# Wicked Wings



## doto (Nov 20, 2009)

Hey, I have seen both of these wings from Califrnia Costumes referred to as Wicked Wings.
I have these and they are good for the price. They are good as a costume or on a static prop. I wouldn't recommed them for an animated prop unless it is pretty slow. the first night my 3 year old was wearing them and running around being "Batman" he bent the wire frame quite easily. I would think that too much of this would leave the wire prone to breaking.








[/IMG]


I can't comment on these wings other than to say I like the concept and the look. 








[/IMG]


----------



## CROGLINVAMPIRE (Sep 21, 2006)

Thats what I was thinking....love the concept of the bigger wings that open and close. Gears started turning on how to run with the idea for a Jeepers Creeper


----------



## CROGLINVAMPIRE (Sep 21, 2006)

Forgot to mention the little wings make that guy look like a douche.


----------



## doto (Nov 20, 2009)

I have an underworld theme with 2 devils built and two more to go this week-end. I had hoped to get the chestplate and wings but this version was discontinued 3 - 4 years ago in red. The wings are still available with a t-shirt. A grey version is still available with the latex chest plate.


----------



## the dogman (Jul 8, 2007)

I have seen them, and there have been posts previous years about them.

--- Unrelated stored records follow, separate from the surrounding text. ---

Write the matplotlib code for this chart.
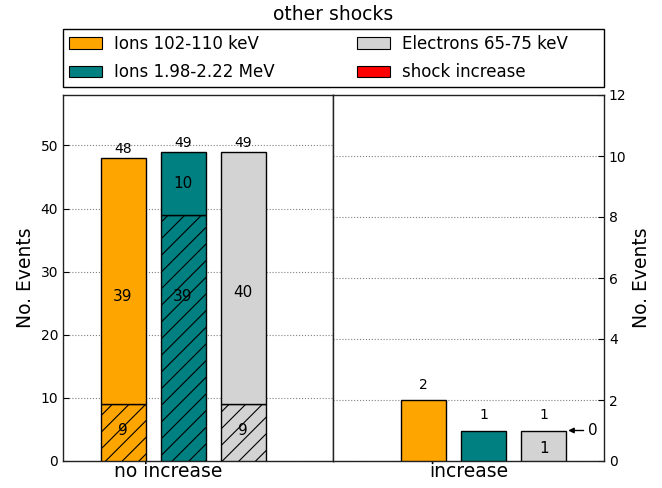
import matplotlib
matplotlib.use("Agg")
import matplotlib.pyplot as plt
from matplotlib.patches import Patch, Rectangle
import numpy as np

plt.rcParams['font.family'] = ['DejaVu Sans']
plt.rcParams['hatch.color'] = 'black'
plt.rcParams['hatch.linewidth'] = 0.8

title = "other shocks"
series = ["Ions 102-110 keV", "Ions 1.98-2.22 MeV", "Electrons 65-75 keV", "shock increase"]
colors = ["#FFA500", "#008080", "#D3D3D3", "#FF0000"]
groups = ["no increase", "increase"]

# left panel ("no increase"): hatched (lower) and plain (upper) segments
noinc_hatched = [9, 39, 9]
noinc_plain = [39, 10, 40]
noinc_total = [48, 49, 49]
# right panel ("increase")
inc_values = [2, 1, 1]
inc_shock = 0   # red category, annotated

fig = plt.figure(figsize=(6.62, 4.88), dpi=100)
fig.patch.set_facecolor('white')
W, H = 662, 488
def rect(x0, y0, x1, y1):
    return [x0 / W, 1 - y1 / H, (x1 - x0) / W, (y1 - y0) / H]

axL = fig.add_axes(rect(63, 95, 333, 461))
axR = fig.add_axes(rect(333, 95, 604, 461))

width = 0.75
xL = np.array([1.0, 2.0, 3.0])
xR = xL + 0.5

for i in range(3):
    axL.bar(xL[i], noinc_hatched[i], width, color=colors[i], edgecolor='black',
            linewidth=1, hatch='//', zorder=3)
    axL.bar(xL[i], noinc_plain[i], width, bottom=noinc_hatched[i], color=colors[i],
            edgecolor='black', linewidth=1, zorder=3)
    axL.annotate(str(noinc_total[i]), (xL[i], noinc_total[i]), xytext=(0, 1.5),
                 textcoords='offset points', ha='center', va='bottom', fontsize=10, zorder=5)

# inner labels
in_fs = 11
axL.text(xL[0], noinc_hatched[0] / 2 + 0.4, str(noinc_hatched[0]), ha='center', va='center', fontsize=in_fs, zorder=5)
axL.text(xL[0], noinc_plain[0] * 2 / 3, str(noinc_plain[0]), ha='center', va='center', fontsize=in_fs, zorder=5)
axL.text(xL[1], noinc_hatched[1] + noinc_plain[1] / 2, str(noinc_plain[1]), ha='center', va='center', fontsize=in_fs, zorder=5)
axL.text(xL[1], noinc_hatched[1] * 2 / 3, str(noinc_hatched[1]), ha='center', va='center', fontsize=in_fs, zorder=5)
axL.text(xL[2], noinc_hatched[2] / 2 + 0.4, str(noinc_hatched[2]), ha='center', va='center', fontsize=in_fs, zorder=5)
axL.text(xL[2], noinc_plain[2] * 2 / 3, str(noinc_plain[2]), ha='center', va='center', fontsize=in_fs, zorder=5)

for i in range(3):
    axR.bar(xR[i], inc_values[i], width, color=colors[i], edgecolor='black', linewidth=1, zorder=3)
    axR.annotate(str(inc_values[i]), (xR[i], inc_values[i]), xytext=(0, 6),
                 textcoords='offset points', ha='center', va='bottom', fontsize=10, zorder=5)
axR.text(xR[2], inc_values[2] * 0.4, str(inc_values[2]), ha='center', va='center', fontsize=in_fs, zorder=5)
axR.annotate(str(inc_shock), xy=(xR[2] + width / 2 + 0.03, inc_values[2]),
             xytext=(4.23, inc_values[2]), ha='left', va='center', fontsize=11,
             arrowprops=dict(arrowstyle='-|>', color='black', lw=1, mutation_scale=8, shrinkA=1, shrinkB=0),
             zorder=5)

axL.set_xlim(0, 4.5)
axR.set_xlim(0, 4.5)
axL.set_ylim(0, 58)
axR.set_ylim(0, 12)

axL.set_yticks(np.arange(0, 51, 10))
axR.set_yticks(np.arange(0, 13, 2))
axR.yaxis.tick_right()
axR.yaxis.set_label_position('right')

for ax in (axL, axR):
    ax.tick_params(direction='in', length=4, width=0.8, labelsize=10, top=False)
    ax.yaxis.grid(True, linestyle=':', color='gray', linewidth=0.8, zorder=0)
    ax.set_axisbelow(True)
    for s in ax.spines.values():
        s.set_linewidth(1)
        s.set_color('#222222')
axL.tick_params(axis='y', right=False)
axR.tick_params(axis='y', left=False, right=True)

axL.set_xticks([xL[1] - 0.25])
axL.set_xticklabels([groups[0]])
axR.set_xticks([xR[1] - 0.25])
axR.set_xticklabels([groups[1]])
for ax in (axL, axR):
    ax.tick_params(axis='x', labelsize=13.5, pad=1)

axL.set_ylabel("No. Events", fontsize=13.5)
axR.set_ylabel("No. Events", fontsize=13.5)

fig.text(333 / W, 1 - 15 / H, title, ha='center', va='center', fontsize=13.5)

# legend frame
fig.patches.append(Rectangle((63 / W, 1 - 87 / H), (604 - 63) / W, 58 / H,
                             transform=fig.transFigure, facecolor='white',
                             edgecolor='black', linewidth=1, zorder=1))

handles = [Patch(facecolor=c, edgecolor='black', linewidth=0.8) for c in colors]
leg = fig.legend(handles, series,
                 loc='center left', bbox_to_anchor=(63 / W, 1 - 58.3 / H),
                 ncol=2, fontsize=12, frameon=False, handlelength=2.0,
                 handleheight=0.7, borderpad=0.36, labelspacing=0.62, handletextpad=0.72,
                 columnspacing=4.9, borderaxespad=0.0)
leg.set_zorder(2)

fig.savefig("out.png", dpi=100, facecolor='white')
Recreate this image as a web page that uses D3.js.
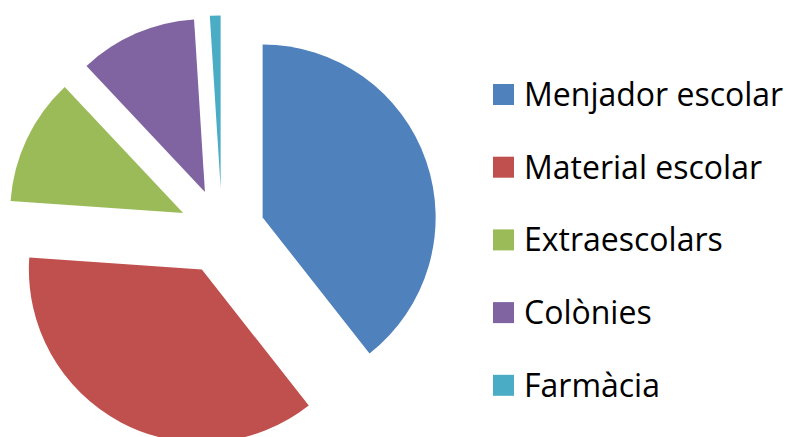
<!DOCTYPE html>
<html>
<head>
<meta charset="utf-8">
<script src="https://cdn.jsdelivr.net/npm/d3@7"></script>
<style>
  html, body { margin: 0; padding: 0; background: #fff; }
  svg { display: block; }
</style>
</head>
<body>
<svg id="chart" width="790" height="437"></svg>
<script>
const categories = ["Menjador escolar", "Material escolar", "Extraescolars", "Colònies", "Farmàcia"];
const values = [39.4, 36.7, 11.9, 11.0, 1.0];
const colors = ["#4F81BD", "#C0504D", "#9BBB59", "#8064A2", "#4BACC6"];

const svg = d3.select("#chart");
const cx = 222, cy = 231.5, radius = 173, explode = 43;

const pie = d3.pie().sort(null).value(d => d)(values);
const arc = d3.arc().innerRadius(0).outerRadius(radius);

const g = svg.append("g").attr("transform", `translate(${cx},${cy})`);
g.selectAll("path")
  .data(pie)
  .join("path")
  .attr("d", arc)
  .attr("fill", (d, i) => colors[i])
  .attr("transform", d => {
    const a = (d.startAngle + d.endAngle) / 2;
    return `translate(${explode * Math.sin(a)},${-explode * Math.cos(a)})`;
  });

// Legend
const legendX = 493, legendY0 = 94.5, legendStep = 72.7, sq = 21;
const lg = svg.append("g");
const items = lg.selectAll("g")
  .data(categories)
  .join("g")
  .attr("transform", (d, i) => `translate(${legendX},${legendY0 + i * legendStep})`);
items.append("rect")
  .attr("x", 0).attr("y", -sq / 2)
  .attr("width", sq).attr("height", sq)
  .attr("fill", (d, i) => colors[i]);
items.append("text")
  .attr("x", 31).attr("y", 11.5)
  .attr("font-family", "'Open Sans', sans-serif")
  .attr("font-size", 32)
  .attr("fill", "#000")
  .text(d => d);
</script>
</body>
</html>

I think a big concern with the large opening wings was having the string that opens them snap and be unrepairable without ripping open the costume.

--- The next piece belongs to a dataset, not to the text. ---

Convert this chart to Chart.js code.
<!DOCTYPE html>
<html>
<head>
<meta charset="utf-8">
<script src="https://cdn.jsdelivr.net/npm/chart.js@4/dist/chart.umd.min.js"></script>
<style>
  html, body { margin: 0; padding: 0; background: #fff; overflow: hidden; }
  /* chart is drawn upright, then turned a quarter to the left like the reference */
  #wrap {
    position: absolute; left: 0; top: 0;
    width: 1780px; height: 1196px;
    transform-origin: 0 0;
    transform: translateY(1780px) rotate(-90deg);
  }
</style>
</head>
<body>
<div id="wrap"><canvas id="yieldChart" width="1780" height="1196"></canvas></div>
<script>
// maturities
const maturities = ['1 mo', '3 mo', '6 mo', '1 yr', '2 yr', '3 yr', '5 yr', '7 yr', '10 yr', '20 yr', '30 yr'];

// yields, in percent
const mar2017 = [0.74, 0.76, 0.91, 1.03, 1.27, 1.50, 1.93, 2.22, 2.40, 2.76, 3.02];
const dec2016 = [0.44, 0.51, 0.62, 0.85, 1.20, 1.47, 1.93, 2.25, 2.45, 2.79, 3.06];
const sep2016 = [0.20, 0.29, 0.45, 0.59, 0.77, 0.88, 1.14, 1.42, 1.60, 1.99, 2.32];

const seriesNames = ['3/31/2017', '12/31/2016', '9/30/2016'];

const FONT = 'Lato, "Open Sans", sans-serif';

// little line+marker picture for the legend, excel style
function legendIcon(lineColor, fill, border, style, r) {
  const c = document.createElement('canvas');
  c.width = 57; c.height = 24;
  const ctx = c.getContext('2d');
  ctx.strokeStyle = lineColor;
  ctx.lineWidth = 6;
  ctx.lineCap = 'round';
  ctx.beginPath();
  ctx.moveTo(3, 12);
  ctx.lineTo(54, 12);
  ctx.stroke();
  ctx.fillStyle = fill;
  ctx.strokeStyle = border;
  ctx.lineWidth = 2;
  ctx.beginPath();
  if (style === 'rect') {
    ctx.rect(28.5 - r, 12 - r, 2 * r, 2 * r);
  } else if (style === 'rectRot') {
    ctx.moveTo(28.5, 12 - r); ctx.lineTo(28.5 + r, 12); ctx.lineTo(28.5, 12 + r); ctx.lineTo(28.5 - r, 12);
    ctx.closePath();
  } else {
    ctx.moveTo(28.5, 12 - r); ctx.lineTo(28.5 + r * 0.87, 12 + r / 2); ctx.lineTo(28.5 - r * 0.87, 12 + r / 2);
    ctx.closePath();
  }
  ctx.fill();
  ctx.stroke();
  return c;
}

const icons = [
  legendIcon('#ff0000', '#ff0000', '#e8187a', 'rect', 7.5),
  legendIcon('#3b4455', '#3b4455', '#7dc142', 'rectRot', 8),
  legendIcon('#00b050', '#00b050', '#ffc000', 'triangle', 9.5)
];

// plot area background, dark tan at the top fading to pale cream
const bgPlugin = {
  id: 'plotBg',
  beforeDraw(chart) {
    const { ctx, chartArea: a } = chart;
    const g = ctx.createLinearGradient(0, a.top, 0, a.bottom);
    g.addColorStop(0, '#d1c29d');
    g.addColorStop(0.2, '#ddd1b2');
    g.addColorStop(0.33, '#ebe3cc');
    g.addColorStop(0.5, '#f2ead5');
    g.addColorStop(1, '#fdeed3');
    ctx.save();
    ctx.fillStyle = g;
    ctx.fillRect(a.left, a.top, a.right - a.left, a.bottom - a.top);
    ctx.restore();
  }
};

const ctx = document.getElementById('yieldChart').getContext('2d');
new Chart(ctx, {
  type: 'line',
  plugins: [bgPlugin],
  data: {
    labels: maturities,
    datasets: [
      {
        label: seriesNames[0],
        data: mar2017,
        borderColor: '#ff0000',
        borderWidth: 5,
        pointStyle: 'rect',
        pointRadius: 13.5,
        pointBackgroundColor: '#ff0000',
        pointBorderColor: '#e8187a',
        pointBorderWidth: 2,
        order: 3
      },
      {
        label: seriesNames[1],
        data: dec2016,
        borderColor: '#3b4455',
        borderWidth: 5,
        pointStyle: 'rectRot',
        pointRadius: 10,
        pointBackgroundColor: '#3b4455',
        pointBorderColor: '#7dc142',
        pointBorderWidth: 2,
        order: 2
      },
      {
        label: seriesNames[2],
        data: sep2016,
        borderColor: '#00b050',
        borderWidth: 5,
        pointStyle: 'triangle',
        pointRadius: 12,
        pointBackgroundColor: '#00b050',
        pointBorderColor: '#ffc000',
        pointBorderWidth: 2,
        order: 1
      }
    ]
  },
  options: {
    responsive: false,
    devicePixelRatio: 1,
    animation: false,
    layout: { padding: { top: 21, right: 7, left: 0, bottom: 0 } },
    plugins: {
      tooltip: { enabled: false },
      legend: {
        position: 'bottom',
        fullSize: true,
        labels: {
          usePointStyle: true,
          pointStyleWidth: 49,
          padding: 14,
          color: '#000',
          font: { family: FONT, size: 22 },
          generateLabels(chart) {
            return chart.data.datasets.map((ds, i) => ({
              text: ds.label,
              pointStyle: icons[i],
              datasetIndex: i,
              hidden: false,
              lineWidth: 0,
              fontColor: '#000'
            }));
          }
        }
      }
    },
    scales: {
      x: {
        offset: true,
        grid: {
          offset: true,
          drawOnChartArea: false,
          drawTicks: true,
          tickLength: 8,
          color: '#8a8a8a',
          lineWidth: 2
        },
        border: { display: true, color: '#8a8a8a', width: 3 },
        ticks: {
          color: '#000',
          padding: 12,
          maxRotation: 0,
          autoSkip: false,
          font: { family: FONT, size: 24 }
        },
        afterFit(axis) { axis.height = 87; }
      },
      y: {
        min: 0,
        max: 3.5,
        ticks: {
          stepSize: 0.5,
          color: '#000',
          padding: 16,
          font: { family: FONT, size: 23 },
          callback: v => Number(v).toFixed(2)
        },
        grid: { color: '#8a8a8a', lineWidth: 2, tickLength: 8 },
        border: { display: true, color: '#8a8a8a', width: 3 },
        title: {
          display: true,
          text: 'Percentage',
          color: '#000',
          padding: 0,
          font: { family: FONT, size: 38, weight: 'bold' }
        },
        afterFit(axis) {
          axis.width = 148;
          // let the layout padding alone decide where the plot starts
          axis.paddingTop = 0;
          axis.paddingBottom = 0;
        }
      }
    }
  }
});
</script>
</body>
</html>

They look neat and I have considered buying them myself, but I don't want to drop $50 on something that breaks in the first year. ($50 was the original price I saw, I'm not sure what they sell for now).


----------



## Dragonryder (Nov 10, 2010)

There are posts on YouTube showing how to make movable wings. That way, you can use heavier material. Planning on making my own set.


----------